FROM GENES TO BEHAVIOR: VARIATION IN THE VISUAL SYSTEMS OF LAKE MALAWI CICHLID FISHES
Files
Publication or External Link
Date
Authors
Advisor
Citation
DRUM DOI
Abstract
Visual systems are ideal models for the study of sensory evolution. The cichlids of Lake Malawi possess an elaborated complex of genes (opsins) that encode chromatic visual pigments, which allows us to study the evolution and diversification of chromatic vision in great detail. In this dissertation, we investigated the molecular and behavioral properties of cichlid visual systems in order to more thoroughly understand the diversification of visual systems and the behavioral consequences of these changes. The work is organized into three research projects, with the following results:
(1) Opsin gene sequence variation, with corresponding functional sensitivity changes, were found for the SWS1 (ultraviolet-sensitive), SWS2B (violet-sensitive), RH2Aβ (green-sensitive), and LWS (red-sensitive) opsin genes. Of the two genera profiled, each had two variable genes, suggesting that diversifying selection acts on different opsins in each genus. Furthermore, our data suggest that the variation in the SWS1 gene has arisen recently in Lake Malawi and is under rapid selection.

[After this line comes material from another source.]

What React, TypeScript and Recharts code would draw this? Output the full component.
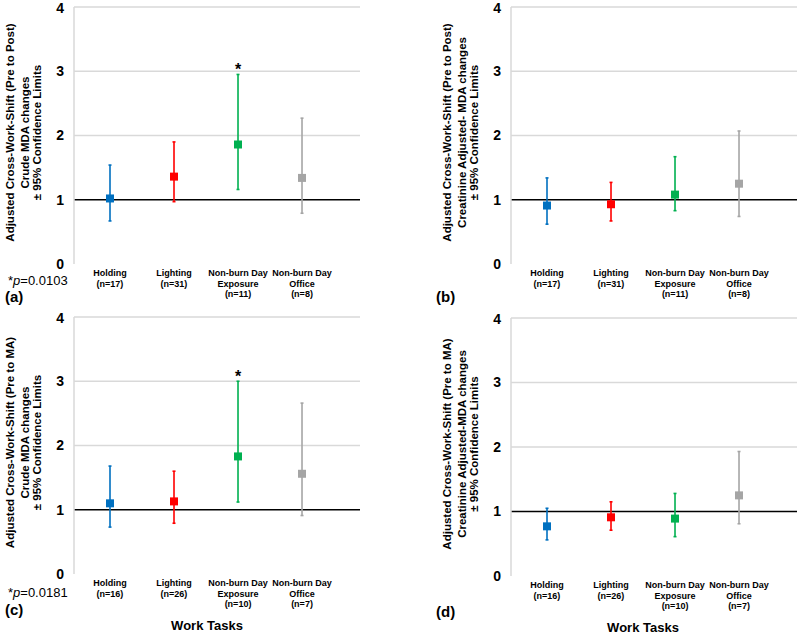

(2) Intraspecific cone opsin gene expression variation was found in wild populations of multiple species. Expression variation was found primarily for the LWS and SWS1 genes, while the other genes were relatively consistent within species. This finding suggests that expression can be modulated by adding genes to what may otherwise be considered a species-specific expression pattern. Quantitative models suggested that this expression variation was not the result of environmental constraint.
(3) Fish raised in different ambient developmental light environments had different cone opsin gene expression, primarily in the LWS opsin gene. These expression differences caused an increase in behavioral sensitivity in the optomotor response. Furthermore, analyses indicated that the OMR response is determined solely by the LWS cone pigment, rather than a complement of different cone types.
Taken together, these findings shed new light on how visual systems diversify over short evolutionary time-scales, and the possible linkage of early determinants of visual sensitivities (opsin genes) and processes that directly influence speciation (behavior).